### TASK BRIEF
Reproduce the listing below in full and without alteration, apart from its pictures.

### DATA PROVIDED
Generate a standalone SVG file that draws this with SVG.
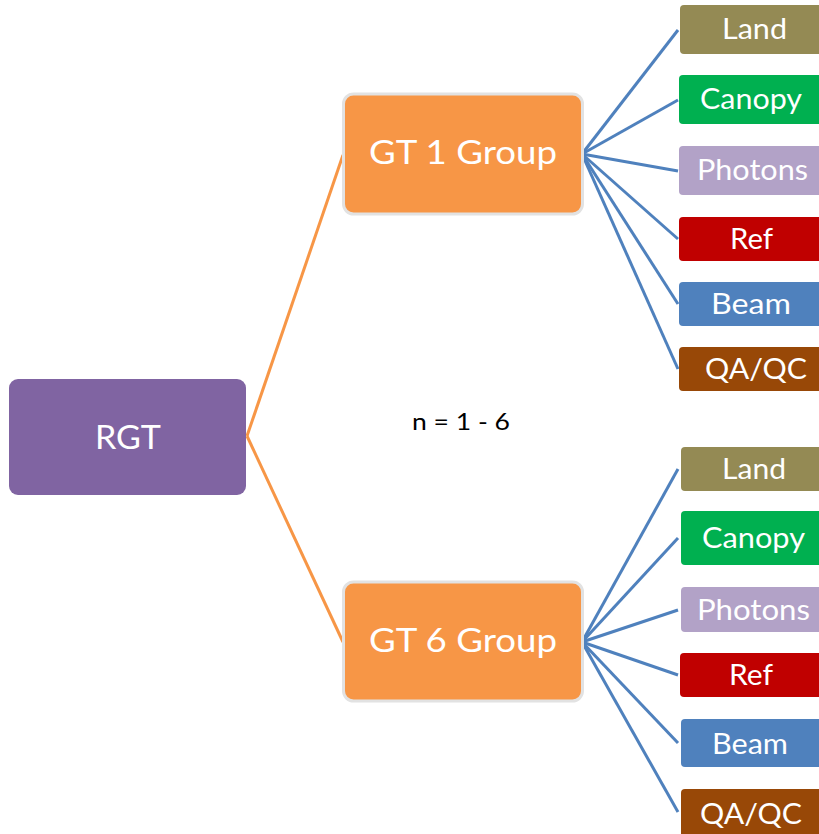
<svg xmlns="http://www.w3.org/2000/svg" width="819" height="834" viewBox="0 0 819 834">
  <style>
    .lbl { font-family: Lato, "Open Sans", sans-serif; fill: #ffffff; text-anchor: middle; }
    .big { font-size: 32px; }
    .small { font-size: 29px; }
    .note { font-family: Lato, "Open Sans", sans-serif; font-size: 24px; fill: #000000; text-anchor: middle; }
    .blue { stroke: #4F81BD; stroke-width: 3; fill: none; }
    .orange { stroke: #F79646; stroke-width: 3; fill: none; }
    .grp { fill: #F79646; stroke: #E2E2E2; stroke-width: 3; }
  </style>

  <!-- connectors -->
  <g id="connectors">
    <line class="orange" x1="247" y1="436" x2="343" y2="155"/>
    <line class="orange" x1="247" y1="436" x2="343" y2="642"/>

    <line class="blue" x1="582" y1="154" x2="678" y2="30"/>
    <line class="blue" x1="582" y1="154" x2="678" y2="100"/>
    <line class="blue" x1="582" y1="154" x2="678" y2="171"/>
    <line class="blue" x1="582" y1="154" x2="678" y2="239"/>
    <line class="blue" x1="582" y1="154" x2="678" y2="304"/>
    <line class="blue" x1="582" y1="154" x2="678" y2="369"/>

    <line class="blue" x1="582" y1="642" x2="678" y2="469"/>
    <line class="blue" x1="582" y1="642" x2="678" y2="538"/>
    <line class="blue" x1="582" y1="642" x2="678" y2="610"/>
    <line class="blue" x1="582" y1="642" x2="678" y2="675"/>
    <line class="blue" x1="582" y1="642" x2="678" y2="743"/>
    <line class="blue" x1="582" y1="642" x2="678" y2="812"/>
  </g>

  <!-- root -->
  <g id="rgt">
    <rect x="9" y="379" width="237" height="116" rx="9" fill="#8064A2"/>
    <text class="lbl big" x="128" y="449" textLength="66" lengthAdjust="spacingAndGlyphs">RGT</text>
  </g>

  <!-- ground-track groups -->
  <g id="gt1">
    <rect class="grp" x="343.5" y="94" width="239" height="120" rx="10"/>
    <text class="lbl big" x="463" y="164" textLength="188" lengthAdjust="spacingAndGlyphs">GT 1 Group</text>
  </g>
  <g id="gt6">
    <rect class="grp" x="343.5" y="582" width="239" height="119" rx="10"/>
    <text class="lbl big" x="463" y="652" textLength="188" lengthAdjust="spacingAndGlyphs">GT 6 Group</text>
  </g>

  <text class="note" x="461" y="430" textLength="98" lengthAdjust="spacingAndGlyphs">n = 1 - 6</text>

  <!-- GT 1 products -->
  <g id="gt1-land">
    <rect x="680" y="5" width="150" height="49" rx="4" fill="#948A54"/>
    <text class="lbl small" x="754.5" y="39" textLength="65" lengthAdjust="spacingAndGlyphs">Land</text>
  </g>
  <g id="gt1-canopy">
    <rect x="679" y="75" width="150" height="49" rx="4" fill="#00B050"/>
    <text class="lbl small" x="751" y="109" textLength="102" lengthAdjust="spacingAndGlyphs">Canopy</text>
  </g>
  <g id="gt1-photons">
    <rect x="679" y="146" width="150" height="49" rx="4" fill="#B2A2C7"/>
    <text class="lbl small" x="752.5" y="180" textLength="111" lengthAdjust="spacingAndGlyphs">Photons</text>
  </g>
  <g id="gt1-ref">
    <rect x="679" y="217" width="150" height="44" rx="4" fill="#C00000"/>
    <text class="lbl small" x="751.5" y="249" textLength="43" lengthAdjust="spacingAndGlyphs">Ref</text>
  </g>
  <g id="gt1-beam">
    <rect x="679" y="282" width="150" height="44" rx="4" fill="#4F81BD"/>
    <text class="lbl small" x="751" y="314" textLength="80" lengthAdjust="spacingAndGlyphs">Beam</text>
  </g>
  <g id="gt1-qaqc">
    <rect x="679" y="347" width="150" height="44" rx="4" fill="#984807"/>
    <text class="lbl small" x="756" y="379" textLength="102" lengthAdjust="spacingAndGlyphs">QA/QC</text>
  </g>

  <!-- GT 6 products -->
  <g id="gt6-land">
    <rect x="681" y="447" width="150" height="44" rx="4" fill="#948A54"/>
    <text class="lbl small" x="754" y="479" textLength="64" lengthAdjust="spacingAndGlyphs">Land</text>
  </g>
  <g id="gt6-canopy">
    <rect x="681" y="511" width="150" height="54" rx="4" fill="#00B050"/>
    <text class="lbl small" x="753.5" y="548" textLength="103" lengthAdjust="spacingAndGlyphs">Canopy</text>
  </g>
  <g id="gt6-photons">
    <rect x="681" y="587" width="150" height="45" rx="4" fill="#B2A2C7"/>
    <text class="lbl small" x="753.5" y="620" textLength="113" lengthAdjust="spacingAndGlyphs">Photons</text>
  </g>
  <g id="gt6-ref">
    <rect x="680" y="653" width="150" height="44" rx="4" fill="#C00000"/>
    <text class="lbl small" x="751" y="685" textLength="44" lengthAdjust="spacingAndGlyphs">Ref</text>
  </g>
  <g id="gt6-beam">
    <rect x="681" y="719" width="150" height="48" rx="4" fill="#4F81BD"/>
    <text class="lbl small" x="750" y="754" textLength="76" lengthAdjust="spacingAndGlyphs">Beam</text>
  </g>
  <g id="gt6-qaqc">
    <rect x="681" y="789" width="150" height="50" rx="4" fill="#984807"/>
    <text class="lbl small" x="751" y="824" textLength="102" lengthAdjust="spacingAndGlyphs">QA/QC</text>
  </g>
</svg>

### WORKED ANSWER
Generate a standalone SVG file that draws this with SVG.
<svg xmlns="http://www.w3.org/2000/svg" width="819" height="834" viewBox="0 0 819 834">
  <style>
    .lbl { font-family: Lato, "Open Sans", sans-serif; fill: #ffffff; text-anchor: middle; }
    .big { font-size: 32px; }
    .small { font-size: 29px; }
    .note { font-family: Lato, "Open Sans", sans-serif; font-size: 24px; fill: #000000; text-anchor: middle; }
    .blue { stroke: #4F81BD; stroke-width: 3; fill: none; }
    .orange { stroke: #F79646; stroke-width: 3; fill: none; }
    .grp { fill: #F79646; stroke: #E2E2E2; stroke-width: 3; }
  </style>

  <!-- connectors -->
  <g id="connectors">
    <line class="orange" x1="247" y1="436" x2="343" y2="155"/>
    <line class="orange" x1="247" y1="436" x2="343" y2="642"/>

    <line class="blue" x1="582" y1="154" x2="678" y2="30"/>
    <line class="blue" x1="582" y1="154" x2="678" y2="100"/>
    <line class="blue" x1="582" y1="154" x2="678" y2="171"/>
    <line class="blue" x1="582" y1="154" x2="678" y2="239"/>
    <line class="blue" x1="582" y1="154" x2="678" y2="304"/>
    <line class="blue" x1="582" y1="154" x2="678" y2="369"/>

    <line class="blue" x1="582" y1="642" x2="678" y2="469"/>
    <line class="blue" x1="582" y1="642" x2="678" y2="538"/>
    <line class="blue" x1="582" y1="642" x2="678" y2="610"/>
    <line class="blue" x1="582" y1="642" x2="678" y2="675"/>
    <line class="blue" x1="582" y1="642" x2="678" y2="743"/>
    <line class="blue" x1="582" y1="642" x2="678" y2="812"/>
  </g>

  <!-- root -->
  <g id="rgt">
    <rect x="9" y="379" width="237" height="116" rx="9" fill="#8064A2"/>
    <text class="lbl big" x="128" y="449" textLength="66" lengthAdjust="spacingAndGlyphs">RGT</text>
  </g>

  <!-- ground-track groups -->
  <g id="gt1">
    <rect class="grp" x="343.5" y="94" width="239" height="120" rx="10"/>
    <text class="lbl big" x="463" y="164" textLength="188" lengthAdjust="spacingAndGlyphs">GT 1 Group</text>
  </g>
  <g id="gt6">
    <rect class="grp" x="343.5" y="582" width="239" height="119" rx="10"/>
    <text class="lbl big" x="463" y="652" textLength="188" lengthAdjust="spacingAndGlyphs">GT 6 Group</text>
  </g>

  <text class="note" x="461" y="430" textLength="98" lengthAdjust="spacingAndGlyphs">n = 1 - 6</text>

  <!-- GT 1 products -->
  <g id="gt1-land">
    <rect x="680" y="5" width="150" height="49" rx="4" fill="#948A54"/>
    <text class="lbl small" x="754.5" y="39" textLength="65" lengthAdjust="spacingAndGlyphs">Land</text>
  </g>
  <g id="gt1-canopy">
    <rect x="679" y="75" width="150" height="49" rx="4" fill="#00B050"/>
    <text class="lbl small" x="751" y="109" textLength="102" lengthAdjust="spacingAndGlyphs">Canopy</text>
  </g>
  <g id="gt1-photons">
    <rect x="679" y="146" width="150" height="49" rx="4" fill="#B2A2C7"/>
    <text class="lbl small" x="752.5" y="180" textLength="111" lengthAdjust="spacingAndGlyphs">Photons</text>
  </g>
  <g id="gt1-ref">
    <rect x="679" y="217" width="150" height="44" rx="4" fill="#C00000"/>
    <text class="lbl small" x="751.5" y="249" textLength="43" lengthAdjust="spacingAndGlyphs">Ref</text>
  </g>
  <g id="gt1-beam">
    <rect x="679" y="282" width="150" height="44" rx="4" fill="#4F81BD"/>
    <text class="lbl small" x="751" y="314" textLength="80" lengthAdjust="spacingAndGlyphs">Beam</text>
  </g>
  <g id="gt1-qaqc">
    <rect x="679" y="347" width="150" height="44" rx="4" fill="#984807"/>
    <text class="lbl small" x="756" y="379" textLength="102" lengthAdjust="spacingAndGlyphs">QA/QC</text>
  </g>

  <!-- GT 6 products -->
  <g id="gt6-land">
    <rect x="681" y="447" width="150" height="44" rx="4" fill="#948A54"/>
    <text class="lbl small" x="754" y="479" textLength="64" lengthAdjust="spacingAndGlyphs">Land</text>
  </g>
  <g id="gt6-canopy">
    <rect x="681" y="511" width="150" height="54" rx="4" fill="#00B050"/>
    <text class="lbl small" x="753.5" y="548" textLength="103" lengthAdjust="spacingAndGlyphs">Canopy</text>
  </g>
  <g id="gt6-photons">
    <rect x="681" y="587" width="150" height="45" rx="4" fill="#B2A2C7"/>
    <text class="lbl small" x="753.5" y="620" textLength="113" lengthAdjust="spacingAndGlyphs">Photons</text>
  </g>
  <g id="gt6-ref">
    <rect x="680" y="653" width="150" height="44" rx="4" fill="#C00000"/>
    <text class="lbl small" x="751" y="685" textLength="44" lengthAdjust="spacingAndGlyphs">Ref</text>
  </g>
  <g id="gt6-beam">
    <rect x="681" y="719" width="150" height="48" rx="4" fill="#4F81BD"/>
    <text class="lbl small" x="750" y="754" textLength="76" lengthAdjust="spacingAndGlyphs">Beam</text>
  </g>
  <g id="gt6-qaqc">
    <rect x="681" y="789" width="150" height="50" rx="4" fill="#984807"/>
    <text class="lbl small" x="751" y="824" textLength="102" lengthAdjust="spacingAndGlyphs">QA/QC</text>
  </g>
</svg>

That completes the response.